**INFORMATION PROVIDED**
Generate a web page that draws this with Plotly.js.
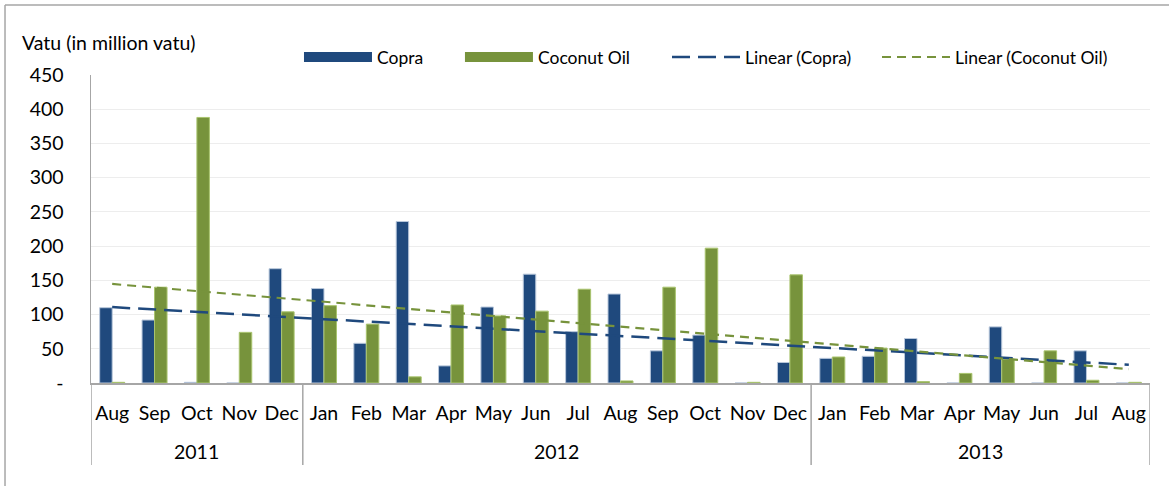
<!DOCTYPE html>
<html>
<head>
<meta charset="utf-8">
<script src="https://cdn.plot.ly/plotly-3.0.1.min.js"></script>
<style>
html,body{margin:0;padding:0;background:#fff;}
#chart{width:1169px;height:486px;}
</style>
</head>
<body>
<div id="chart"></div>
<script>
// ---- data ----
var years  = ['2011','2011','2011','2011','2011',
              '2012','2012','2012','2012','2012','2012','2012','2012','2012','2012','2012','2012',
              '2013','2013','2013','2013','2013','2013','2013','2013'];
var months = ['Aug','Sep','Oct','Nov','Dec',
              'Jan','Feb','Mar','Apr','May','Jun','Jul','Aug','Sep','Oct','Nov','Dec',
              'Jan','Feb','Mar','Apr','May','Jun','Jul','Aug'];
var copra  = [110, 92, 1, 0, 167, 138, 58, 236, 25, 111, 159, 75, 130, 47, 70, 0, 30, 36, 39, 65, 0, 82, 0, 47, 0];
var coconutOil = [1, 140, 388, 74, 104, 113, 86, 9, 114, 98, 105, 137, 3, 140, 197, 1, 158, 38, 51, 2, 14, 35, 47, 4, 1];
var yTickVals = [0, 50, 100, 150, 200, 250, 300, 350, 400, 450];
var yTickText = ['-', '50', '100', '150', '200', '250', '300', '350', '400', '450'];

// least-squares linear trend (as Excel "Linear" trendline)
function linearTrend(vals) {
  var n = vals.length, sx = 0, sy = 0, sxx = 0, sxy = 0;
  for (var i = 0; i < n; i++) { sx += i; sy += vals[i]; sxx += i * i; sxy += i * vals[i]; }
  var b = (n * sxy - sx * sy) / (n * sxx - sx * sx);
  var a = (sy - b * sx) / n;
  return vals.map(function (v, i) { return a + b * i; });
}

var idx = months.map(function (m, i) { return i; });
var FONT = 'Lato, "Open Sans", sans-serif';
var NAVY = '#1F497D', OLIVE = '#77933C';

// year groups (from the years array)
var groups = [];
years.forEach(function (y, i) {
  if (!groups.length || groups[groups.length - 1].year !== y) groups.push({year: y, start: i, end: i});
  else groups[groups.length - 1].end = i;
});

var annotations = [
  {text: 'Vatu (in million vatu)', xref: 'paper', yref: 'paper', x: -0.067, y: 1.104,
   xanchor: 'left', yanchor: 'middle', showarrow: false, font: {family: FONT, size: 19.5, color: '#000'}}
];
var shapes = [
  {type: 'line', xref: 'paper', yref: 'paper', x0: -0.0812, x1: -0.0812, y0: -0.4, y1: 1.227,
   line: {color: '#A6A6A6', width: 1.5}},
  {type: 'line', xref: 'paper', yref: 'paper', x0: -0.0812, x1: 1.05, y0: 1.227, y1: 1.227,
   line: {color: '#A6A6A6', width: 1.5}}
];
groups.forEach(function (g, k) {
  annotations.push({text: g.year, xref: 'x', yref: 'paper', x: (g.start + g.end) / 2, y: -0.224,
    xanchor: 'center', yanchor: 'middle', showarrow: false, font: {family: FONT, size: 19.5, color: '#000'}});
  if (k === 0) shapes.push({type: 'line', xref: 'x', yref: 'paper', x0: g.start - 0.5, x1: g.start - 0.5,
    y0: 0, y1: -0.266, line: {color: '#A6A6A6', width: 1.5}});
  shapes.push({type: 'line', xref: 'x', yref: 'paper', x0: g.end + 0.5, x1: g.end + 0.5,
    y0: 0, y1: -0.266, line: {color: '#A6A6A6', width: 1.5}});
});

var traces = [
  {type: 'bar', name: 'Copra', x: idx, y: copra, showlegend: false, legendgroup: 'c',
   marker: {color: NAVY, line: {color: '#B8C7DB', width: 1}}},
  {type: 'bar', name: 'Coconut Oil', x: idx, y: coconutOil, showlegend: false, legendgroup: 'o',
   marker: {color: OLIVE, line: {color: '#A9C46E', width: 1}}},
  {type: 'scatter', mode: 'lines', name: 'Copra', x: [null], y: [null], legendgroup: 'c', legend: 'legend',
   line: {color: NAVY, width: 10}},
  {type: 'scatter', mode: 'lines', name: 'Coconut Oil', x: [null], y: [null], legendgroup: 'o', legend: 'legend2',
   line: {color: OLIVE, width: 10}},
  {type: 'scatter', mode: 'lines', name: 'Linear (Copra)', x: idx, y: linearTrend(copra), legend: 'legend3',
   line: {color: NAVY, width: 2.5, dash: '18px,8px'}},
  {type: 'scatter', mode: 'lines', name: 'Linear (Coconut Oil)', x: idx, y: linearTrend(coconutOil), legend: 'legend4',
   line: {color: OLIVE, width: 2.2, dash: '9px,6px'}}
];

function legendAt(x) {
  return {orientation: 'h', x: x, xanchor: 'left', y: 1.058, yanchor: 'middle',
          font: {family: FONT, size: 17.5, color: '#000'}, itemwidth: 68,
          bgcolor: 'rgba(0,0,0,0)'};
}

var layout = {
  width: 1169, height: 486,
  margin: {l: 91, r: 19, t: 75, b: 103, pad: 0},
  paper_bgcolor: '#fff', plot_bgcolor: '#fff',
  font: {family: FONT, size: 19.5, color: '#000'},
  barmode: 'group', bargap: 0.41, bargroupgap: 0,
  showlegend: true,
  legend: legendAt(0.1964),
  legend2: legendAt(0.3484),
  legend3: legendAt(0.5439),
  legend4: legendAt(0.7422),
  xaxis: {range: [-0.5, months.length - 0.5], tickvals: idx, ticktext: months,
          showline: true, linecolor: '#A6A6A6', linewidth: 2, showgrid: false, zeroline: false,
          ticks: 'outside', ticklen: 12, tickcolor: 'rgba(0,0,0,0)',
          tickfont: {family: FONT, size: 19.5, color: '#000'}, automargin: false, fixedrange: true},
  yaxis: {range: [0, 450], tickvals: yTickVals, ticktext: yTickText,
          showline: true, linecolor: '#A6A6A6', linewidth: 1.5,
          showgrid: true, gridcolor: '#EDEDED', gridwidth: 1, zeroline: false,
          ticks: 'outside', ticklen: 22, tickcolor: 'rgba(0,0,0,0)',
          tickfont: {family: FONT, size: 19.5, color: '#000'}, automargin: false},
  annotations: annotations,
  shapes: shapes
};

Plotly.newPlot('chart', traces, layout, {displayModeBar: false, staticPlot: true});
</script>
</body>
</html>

**YOUR TASK**
Restate only the lines running from the start of the material above through the line containing "var NAVY = '#1F497D', OLIVE = '#77933C';", ends included. No pictures.

**SOLUTION TO THE PROBLEM**
Generate a web page that draws this with Plotly.js.
<!DOCTYPE html>
<html>
<head>
<meta charset="utf-8">
<script src="https://cdn.plot.ly/plotly-3.0.1.min.js"></script>
<style>
html,body{margin:0;padding:0;background:#fff;}
#chart{width:1169px;height:486px;}
</style>
</head>
<body>
<div id="chart"></div>
<script>
// ---- data ----
var years  = ['2011','2011','2011','2011','2011',
              '2012','2012','2012','2012','2012','2012','2012','2012','2012','2012','2012','2012',
              '2013','2013','2013','2013','2013','2013','2013','2013'];
var months = ['Aug','Sep','Oct','Nov','Dec',
              'Jan','Feb','Mar','Apr','May','Jun','Jul','Aug','Sep','Oct','Nov','Dec',
              'Jan','Feb','Mar','Apr','May','Jun','Jul','Aug'];
var copra  = [110, 92, 1, 0, 167, 138, 58, 236, 25, 111, 159, 75, 130, 47, 70, 0, 30, 36, 39, 65, 0, 82, 0, 47, 0];
var coconutOil = [1, 140, 388, 74, 104, 113, 86, 9, 114, 98, 105, 137, 3, 140, 197, 1, 158, 38, 51, 2, 14, 35, 47, 4, 1];
var yTickVals = [0, 50, 100, 150, 200, 250, 300, 350, 400, 450];
var yTickText = ['-', '50', '100', '150', '200', '250', '300', '350', '400', '450'];

// least-squares linear trend (as Excel "Linear" trendline)
function linearTrend(vals) {
  var n = vals.length, sx = 0, sy = 0, sxx = 0, sxy = 0;
  for (var i = 0; i < n; i++) { sx += i; sy += vals[i]; sxx += i * i; sxy += i * vals[i]; }
  var b = (n * sxy - sx * sy) / (n * sxx - sx * sx);
  var a = (sy - b * sx) / n;
  return vals.map(function (v, i) { return a + b * i; });
}

var idx = months.map(function (m, i) { return i; });
var FONT = 'Lato, "Open Sans", sans-serif';
var NAVY = '#1F497D', OLIVE = '#77933C';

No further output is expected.